I seem to have created a terrible wake of talk shows. They’re all over the place and I’m feeling a bit sickened by it myself. (laughs) But I go on with it. It’s well paid and I’m not fed up with it yet but I will be one day.
/// Every other time you write an article, it seems, you’re in some other country.
– I go abroad as often as I can, so I have to kind of narrow my perspective when I come back to Iceland. I think this is why I have a problem taking things too seriously in this country, and why I write a lot about foreign affairs on my website. But I’m not very consistent in my views. I don’t know if I pride myself in that or not, but I don’t have a very fixed point of view. I change my mind.
/// What do you think has been the biggest surprise of the past year in Iceland’s political landscape?
– I guess the biggest thing is that Davíð Oddsson has moved to [the chairmanship of] the Central Bank. He’s now a functionary of the state who’s not allowed to discuss politics. I’m not so sure how good he’ll be at it. Maybe he’ll be pulling some strings behind the scenes. I was happy for him because I think he should have left a while ago, but as a political analyst I was a bit shocked because now we have nothing to talk about. The people who are left lack colour. Most of them are quite decent people. Maybe not brilliant, but they lack his flair. Whatever you say about Davíð Oddsson, in many ways he’s a brilliant politician. He could have made it as a politician in any country.
/// In recent years, has there been a particular party or politician that you’ve been impressed by? Any who’ve disappointed you?
– I always get impressed by the Independence Party when they have their national assemblies, because they’re a really big movement in this country. There’s something about a party that’s had the support of 35 to 45% of the population for 50 years. That’s impressive in a way. They’re considered a conservative party but in a way they’re the equivalent of the social democratic parties of Scandinavia. Their politics aren’t very different. They’ve been in power for ages and we basically have the same welfare system as in Scandinavia. I would say they’re more like the Christian Democrats in Germany than they are like the Republicans in America. Even if they have a small Republican streak in their party, they’re Christian Democrats. But they’ve also been able to stay in power because the left here in Iceland is so split up. They hate each other. I think this a key feature of Icelandic politics.
But in the end you’d have to say that the party who let us down would be the three left-wing parties running Reykjavík right now.

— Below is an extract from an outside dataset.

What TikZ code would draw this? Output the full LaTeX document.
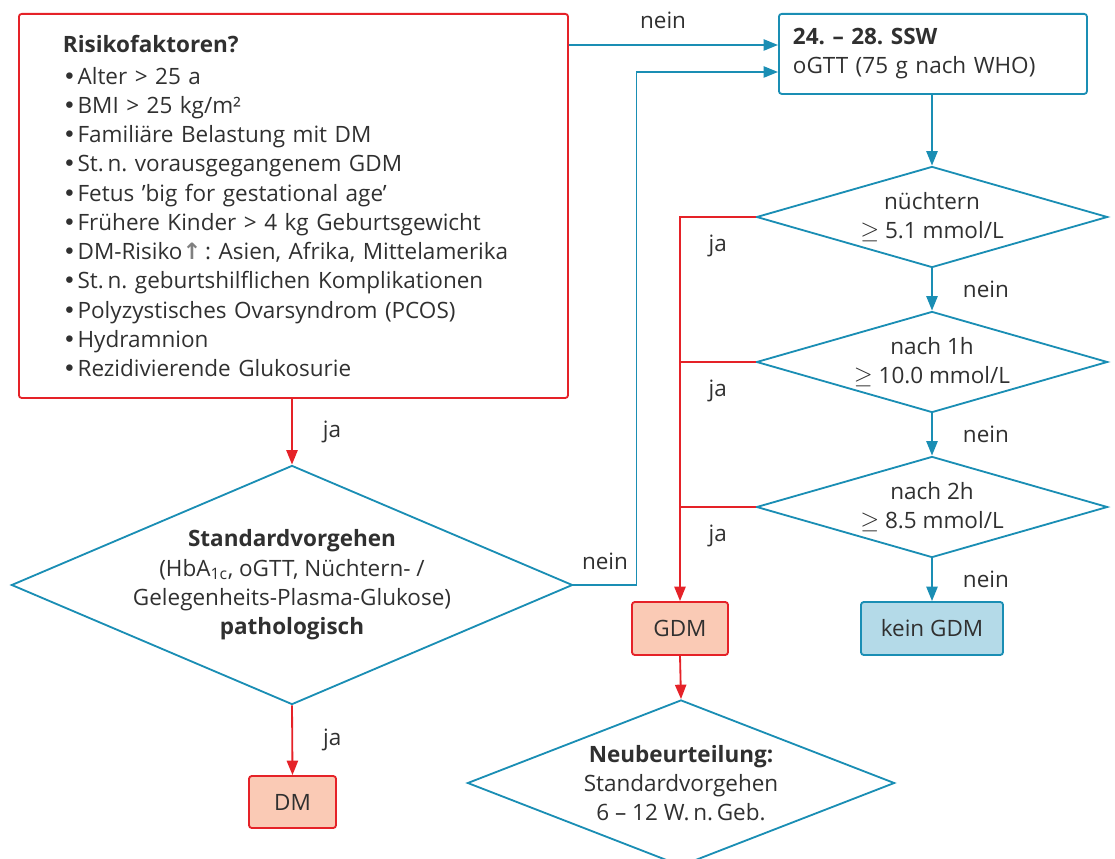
\documentclass[tikz,border=0pt]{standalone}
\usepackage{fontspec}
\setmainfont{Open Sans}
\newfontfamily\arrowfont{DejaVu Sans}
\usetikzlibrary{shapes.geometric,arrows.meta}

\definecolor{flowblue}{HTML}{1A8EB4}
\definecolor{flowred}{HTML}{E52228}
\definecolor{gdmfill}{HTML}{FACAB5}
\definecolor{okfill}{HTML}{B4DAE8}
\definecolor{textgray}{HTML}{303030}

\def\riskitem#1{{\arrowfont•}\hspace{1pt}#1}

\begin{document}
\frenchspacing
\begin{tikzpicture}[x=0.025cm,y=-0.025cm,line width=1.3pt,text=textgray,
	font=\fontsize{16}{20.8}\selectfont]
	\tikzstyle{box}=[rectangle,rounded corners=2pt,inner sep=0pt]
	\tikzstyle{red box}=[box,draw=flowred,fill=gdmfill]
	\tikzstyle{blue box}=[box,draw=flowblue]
	\tikzstyle{check}=[diamond,draw=flowblue,inner sep=0pt,align=center]
	\tikzstyle{test}=[check,aspect=3.475,minimum width=8.775cm,minimum height=2.525cm]
	\tikzstyle{blue arrow}=[draw=flowblue,-{Triangle[length=0.36cm,width=0.28cm]}]
	\tikzstyle{red arrow}=[draw=flowred,-{Triangle[length=0.36cm,width=0.28cm]}]
	\tikzstyle{red line}=[draw=flowred]
	\tikzstyle{annot}=[inner sep=0pt]
	\useasboundingbox (0,0) rectangle (1115,859);

	% Draw the risk factor box
	\node[box,draw=flowred,anchor=north west,minimum width=13.725cm,minimum height=9.6cm,
		text width=11.525cm,inner xsep=1.1cm,align=left] (risk) at (18,13) {%
		\textbf{Risikofaktoren?}\\[2pt]
		\riskitem{Alter > 25 a}\\
		\riskitem{BMI > 25 kg/m²}\\
		\riskitem{Familiäre Belastung mit DM}\\
		\riskitem{St.\,n. vorausgegangenem GDM}\\
		\riskitem{Fetus ’big for gestational age’}\\
		\riskitem{Frühere Kinder > 4 kg Geburtsgewicht}\\
		\riskitem{DM-Risiko{\arrowfont\bfseries\color{gray}↑}\,: Asien, Afrika, Mittelamerika}\\
		\riskitem{St.\,n. geburtshilflichen Komplikationen}\\
		\riskitem{Polyzystisches Ovarsyndrom (PCOS)}\\
		\riskitem{Hydramnion}\\
		\riskitem{Rezidivierende Glukosurie}};

	% Draw the standard procedure check
	\node[check,aspect=2.35,inner sep=-8pt,minimum width=14.025cm,minimum height=5.975cm] (std) at (292,585)
		{\textbf{Standardvorgehen}\\(HbA\textsubscript{1c}, oGTT, Nüchtern- /\\
		Gelegenheits-Plasma-Glukose)\\\textbf{pathologisch}};
	\node[red box,minimum width=2.175cm,minimum height=1.3cm] (dm) at (292.5,802) {DM};

	% Draw the oGTT box and the three tests
	\node[blue box,anchor=north west,minimum width=7.7cm,minimum height=2cm,
		text width=7cm,inner xsep=0.35cm,align=left] (ogtt) at (778,13)
		{\textbf{24. – 28. SSW}\\oGTT (75 g nach WHO)};
	\foreach \i/\y/\first/\second in {1/217/nüchtern/5.1,2/362/nach 1h/10.0,3/507/nach 2h/8.5}
	\node[test] (T-\i) at (932,\y) {\first\\$\geq$ \second\ mmol/L};

	% Draw the results
	\node[red box,minimum width=2.4cm,minimum height=1.325cm] (gdm) at (680,628.5) {GDM};
	\node[box,draw=flowblue,fill=okfill,minimum width=3.55cm,minimum height=1.325cm] (kein) at (932,628.5) {kein GDM};
	\node[check,aspect=2.57,minimum width=10.675cm,minimum height=4.15cm] (neu) at (681,783)
		{\textbf{Neubeurteilung:}\\Standardvorgehen\\6 – 12 W.\,n.\,Geb.};

	% Entry points on the oGTT box
	\coordinate (in1) at (ogtt.west |- 0,45);
	\coordinate (in2) at (ogtt.west |- 0,72);

	% Connect the left column
	\draw[red arrow] (risk.south -| std.north) -- node[annot,midway,right=0.75cm] {ja} (std.north);
	\draw[red arrow] (std.south) -- node[annot,midway,right=0.75cm] {ja} (dm.north);
	\draw[blue arrow] (risk.east |- in1) -- node[annot,pos=0.45,yshift=0.62cm] {nein} (in1);
	\draw[blue arrow] (std.east) -- ++(63,0) node[annot,midway,yshift=0.58cm] {nein} |- (in2);

	% Connect the oGTT box with the tests
	\draw[blue arrow] (ogtt.south -| T-1.north) -- (T-1.north);
	\draw[blue arrow] (T-1.south) -- node[annot,midway,right=0.75cm] {nein} (T-2.north);
	\draw[blue arrow] (T-2.south) -- node[annot,midway,right=0.75cm] {nein} (T-3.north);
	\draw[blue arrow] (T-3.south) -- node[annot,midway,right=0.75cm] {nein} (kein.north);

	% Connect the tests with GDM
	\draw[red arrow] (T-1.west) -| node[annot,pos=0.25,yshift=-0.72cm] {ja} (gdm.north);
	\foreach \i in {2,3}
	\draw[red line] (T-\i.west) -- node[annot,midway,yshift=-0.72cm] {ja} (T-\i.west -| gdm.north);
	\draw[red arrow] (gdm.south) -- (neu.north);

\end{tikzpicture}
\end{document}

They’ve been in power for 12 years and while social care has improved, the town is still a mess from the point of view of planning, like [the highway] Hringbraut downtown, and making terrible mistakes like that, which could have easily been avoided. And now when push comes to shove, no one wants to take responsibility for Hringbraut. They’re all running away from the decision. Now that they’ve seen the horror of it – building a six-lane highway downtown – they’re all just running away from it.

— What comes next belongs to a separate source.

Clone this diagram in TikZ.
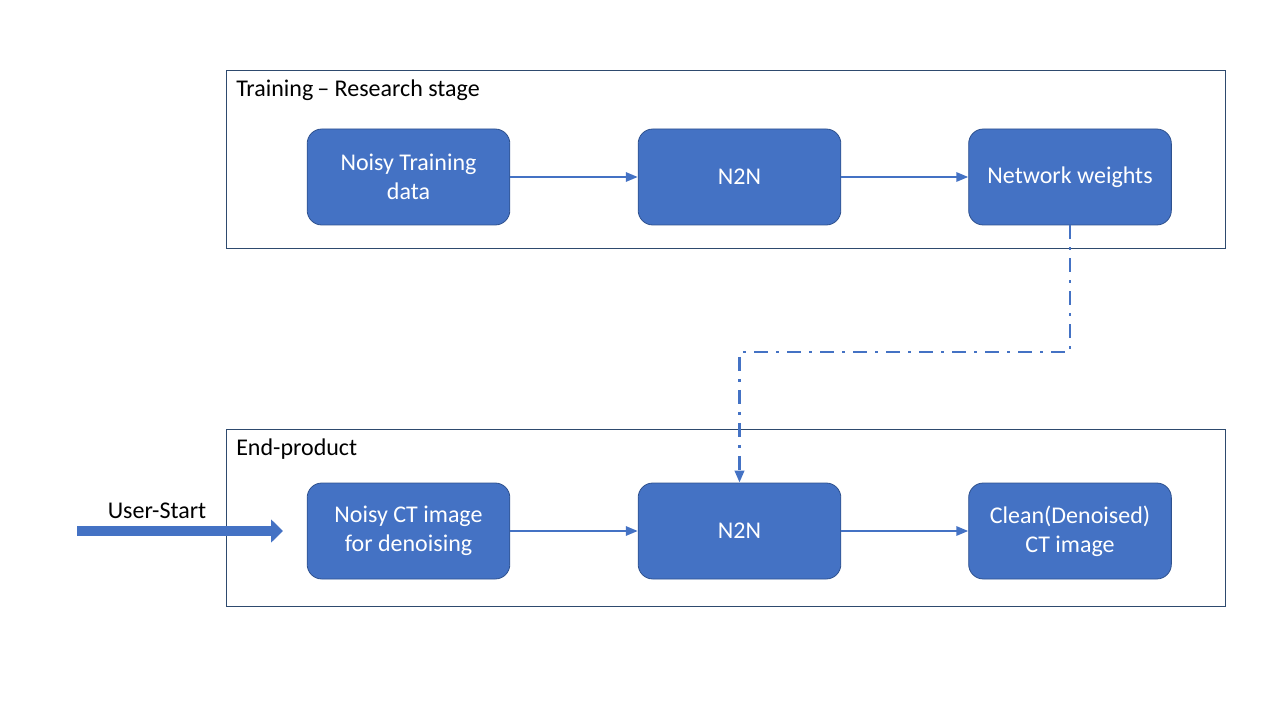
\documentclass[tikz,border=0pt]{standalone}
\usepackage{fontspec}
\setmainfont{Carlito}
\usetikzlibrary{arrows.meta, positioning}
\definecolor{boxblue}{HTML}{4472C4}
\definecolor{edgeblue}{HTML}{2F528F}
\definecolor{framecol}{HTML}{2E4A6E}
\tikzset{
  block/.style={
    draw=edgeblue,
    fill=boxblue,
    rectangle,
    rounded corners=11pt,
    minimum width=152pt,
    minimum height=72pt,
    align=center,
    text=white,
    line width=0.6pt,
    font=\fontsize{18}{22}\selectfont,
  },
  frame/.style={
    draw=framecol,
    rectangle,
    line width=0.75pt,
    minimum width=749.25pt,
    minimum height=132.75pt,
  },
  title/.style={
    anchor=west,
    inner sep=0pt,
    font=\fontsize{18}{22}\selectfont,
  },
  arrow/.style={
    -{Triangle[length=9pt,width=7pt]},
    draw=boxblue,
    line width=1.6pt
  },
  weightsline/.style={
    arrow,
    line width=2pt,
    dash pattern=on 10.5pt off 6pt on 2.25pt off 6pt
  },
  userarrow/.style={
    -{Triangle[length=9pt,width=17pt]},
    draw=boxblue,
    line width=7pt
  }
}
\begin{document}
\begin{tikzpicture}[x=0.75pt, y=-0.75pt]
\useasboundingbox (0,0) rectangle (1280,720);

% Training stage
\node[frame] (train) at (725.5,159.5) {};
\node[title] (traintitle) at (236,90) {Training\,– Research stage};
\node[block] (data) at (408.5,177) {Noisy Training\\data};
\node[block] (n2na) at (739.5,177) {N2N};
\node[block] (weights) at (1070,177) {Network weights};
\draw[arrow] (data) -- (n2na);
\draw[arrow] (n2na) -- (weights);

% End product
\node[frame] (prod) at (725.5,517.5) {};
\node[title] (prodtitle) at (236,449) {End-product};
\node[block] (ct) at (408.5,531) {Noisy CT image\\for denoising};
\node[block] (n2nb) at (739.5,531) {N2N};
\node[block] (clean) at (1070,531) {Clean(Denoised)\\CT image};
\draw[arrow] (ct) -- (n2nb);
\draw[arrow] (n2nb) -- (clean);

% weights go to the product
\coordinate (bend) at (739.5,352);
\draw[weightsline] (weights.south) |- (bend) -- (n2nb.north);

% user entry
\coordinate (user) at (77,531);
\coordinate (userend) at (283,531);
\draw[userarrow] (user) -- (userend);
\node[font=\fontsize{18}{22}\selectfont, inner sep=0pt] (userlabel) at (157,511) {User-Start};
\end{tikzpicture}
\end{document}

/// Do you think, as some have contended, that the investigation against Baugur was politically motivated? [Helgason works for Stöð 2 and his online columns appear on Ví, both mostly owned by Baugur Group, a company currently on trial for economic crimes in the Supreme Court.] – I find it very hard to believe that it was politically motivated. Maybe there were some politicians trying to influence it, but I think it would have happened anyway. Of course, this is a complicated matter. I work for Baugur, but I think it’s important that I try to criticise them.
I think that people are sucking up to big business in this country. The media that should be critical are sucking up to the nouveau riche in Iceland. I think it’s a very strange fact that these people have 60 or 70% of the grocery market. That is far too much. This is obviously not a healthy situation and I think that someone wasn’t doing their job when [Baugur] was able to acquire Hagkaup, and then 10-11, and then they went on and on.

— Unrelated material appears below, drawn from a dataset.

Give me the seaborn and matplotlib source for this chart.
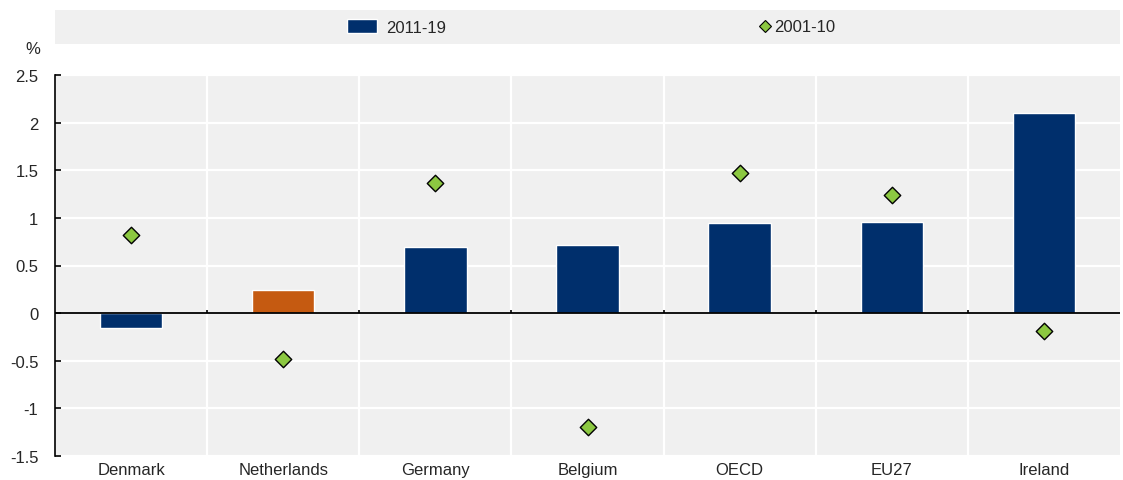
import numpy as np
import pandas as pd
import matplotlib
matplotlib.use("Agg")
import matplotlib.pyplot as plt
from matplotlib.patches import Patch
from matplotlib.lines import Line2D
import seaborn as sns

countries = ["Denmark", "Netherlands", "Germany", "Belgium", "OECD", "EU27", "Ireland"]
recent = [-0.16, 0.24, 0.69, 0.72, 0.945, 0.955, 2.10]   # 2011-19
earlier = [0.82, -0.48, 1.365, -1.20, 1.47, 1.24, -0.19]  # 2001-10
bar_colors = ["#002F6C", "#C55A11", "#002F6C", "#002F6C", "#002F6C", "#002F6C", "#002F6C"]

df = pd.DataFrame({"country": countries, "recent": recent, "earlier": earlier})

sns.set_theme(style="white")
plt.rcParams["font.family"] = ["Liberation Sans", "DejaVu Sans"]

fig = plt.figure(figsize=(11.23, 4.81), dpi=100)
ax = fig.add_axes([55 / 1123, 1 - 457 / 481, 1065 / 1123, 381 / 481])
ax.set_facecolor("#F0F0F0")

sns.barplot(data=df, x="country", y="recent", hue="country", palette=bar_colors,
            width=0.41, saturation=1, legend=False, ax=ax, zorder=3)
sns.scatterplot(data=df, x="country", y="earlier", marker="D", s=70, color="#8CC841",
                edgecolor="black", linewidth=1, ax=ax, zorder=5)

n = len(countries)
ax.set_xlim(-0.5, n - 0.5)
ax.set_ylim(-1.5, 2.5)
ax.set_yticks(np.arange(-1.5, 2.51, 0.5))
ax.set_yticklabels(["-1.5", "-1", "-0.5", "0", "0.5", "1", "1.5", "2", "2.5"])
bounds = np.arange(0.5, n - 0.5, 1)
ax.set_xticks(bounds, minor=True)
ax.grid(axis="y", which="major", color="white", lw=1.6, zorder=0)
ax.grid(axis="x", which="minor", color="white", lw=1.6, zorder=0)
ax.set_axisbelow(True)
ax.axhline(0, color="black", lw=1.3, zorder=4)
ax.vlines(bounds, 0, 0.035, color="black", lw=1.2, zorder=4)

for s in ["top", "right", "bottom"]:
    ax.spines[s].set_visible(False)
ax.spines["left"].set_color("black")
ax.spines["left"].set_linewidth(1.2)
ax.tick_params(axis="y", direction="in", length=4, width=1.2, color="black",
               labelsize=12, pad=12, left=True)
ax.tick_params(axis="x", which="both", length=0, labelsize=12, pad=4)
ax.set_xlabel("")
ax.set_ylabel("")
fig.text(33 / 1123, 1 - 50 / 481, "%", fontsize=12, ha="center", va="center")

# legend band
lax = fig.add_axes([55 / 1123, 1 - 45 / 481, 1065 / 1123, 34 / 481])
lax.set_facecolor("#F0F0F0")
lax.set_xticks([])
lax.set_yticks([])
for s in lax.spines.values():
    s.set_visible(False)
bar_handle = [Patch(facecolor="#002F6C", label="2011-19")]
dot_handle = [Line2D([], [], marker="D", ls="", markersize=6, markerfacecolor="#8CC841",
                     markeredgecolor="black", markeredgewidth=0.8, label="2001-10")]
leg1 = lax.legend(handles=bar_handle, loc="center left", frameon=False, fontsize=12,
                  handlelength=1.75, handleheight=0.9, handletextpad=0.6,
                  bbox_to_anchor=((342 - 55 - 8) / 1065, 0.5), borderpad=0.3)
lax.add_artist(leg1)
lax.legend(handles=dot_handle, loc="center left", frameon=False, fontsize=12,
           handlelength=0.6, handletextpad=0.25,
           bbox_to_anchor=((755 - 55 - 8) / 1065, 0.5), borderpad=0.3)

fig.savefig("out.png", dpi=100)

/// How do you think that was able to happen? Was it cronyism, or holes in the legislation perhaps?
– The authorities were not able to stop it at the time, and now it’s too late to go back and no one seems to really want to break up the company. I think maybe Morgunblaðið wants to break up Baugur, but I think they’re the only ones who want that. This is not a healthy situation, and they don’t just own grocery stores – they own [home improvement store] Húsasmiðjan, they own [the mall] Smáralind, you could spend all your shopping money on Baugur. And their owning of so much of the media is not a healthy factor, either, and I have criticised my colleagues for being too pliant with their owners. And of course it affects the journalists.
Just as one example, they ran a piece in [Icelandic daily] Blaðið, where you saw who was on the Thee Viking yacht in Florida with [Baugur CEO] Jón Ásgeir – female escorts. Why isn’t [Baugur-owned tabloid] DV going after this story? They normally go after every small scandal in this country. Seven Icelandic businessmen with female escorts on a yacht in Florida. Why aren’t they running this story?
/// Maybe because DV is a Baugur company? I’m just throwing that out there.
– Maybe, yeah (laughing). But if you look at it from another point of view, the Icelandic media is very vibrant, there’s a lot going on. Maybe almost too much. I was brought up when every newspaper had its own political party, except for an independent paper I worked on for some time called Helgapósturinn. But now they seem to be more aligned with businesspeople rather than political parties.
/// Regarding the NATO base in Iceland: Do you think it’s going to last, and should it?
– The American problem right now is imperial overstretch. They are not able to cope in Iraq, and it’s really exposed the weaknesses of the American empire. They’ve had to keep bases open in Turkey and Uzbekistan and lots of other places around the world, and they have a base here, in one of the most peaceful regions of the world. Of course, we were marching against the base for ages. In retrospect, you have to say that this was one of the most important bases in the world during the Cold War. You just have to see what happened in World War II – many of the big sea battles in World War II happened near Iceland. But now this is a very marginal area and now they want to get out. Eventually they will, and I think that we should just accept the fact.
/// So you don’t think the base leaving is going to make Iceland vulnerable?
– I really don’t see terrorists coming to Iceland to occupy the prime minister’s office across the street. I don’t think any terrorist in the world would ever dream of coming to Iceland. On the other hand, I would not be opposed to a small Icelandic defence force, say several hundred people who could be called out in some emergency, be it some natural catastrophe or some external threat. So I’m not saying we should be completely unprepared, but you have to understand that there’s a very anti-militaristic feeling in this country. This is probably one of the least militaristic countries in the world, and I think it’s to the benefit of Icelanders that they have no respect for people in uniform.
/// I read in an online article that someone asked if you would ever run for office, and you declined on the grounds that you find meetings boring.
– I find meetings extremely boring. And there’s always one monumental bore at every meeting who just takes the whole meeting hostage. But what I would fear most about running for office wouldn’t be my opponents, because you can always find a way to get along with your opponents, but the jerks in your own party whose views you have to respect – that I couldn’t do.
/// That seems like kind of a tongue-in-cheek response.
– Well, it is, but I’m not very sociable, either. I go downtown, I buy my coffee, I talk to people, but I have never been a social person. I don’t belong to any clubs.
/// So that’s the actual thing standing in the way of running for office?
– No, no. (Pauses.) I have thought about it. Maybe I will someday. I haven’t decided on which party, though. Because I’m not very consistent. Politicians have to be very consistent in their opinions, even if they’re bad, but all you have to do is go to my website and see that I change my mind all the time. “Why should we vote for this guy? He doesn’t have any conviction.” But I’m intellectually curious. I read a lot, and I think I’m flexible because of that. I change my mind.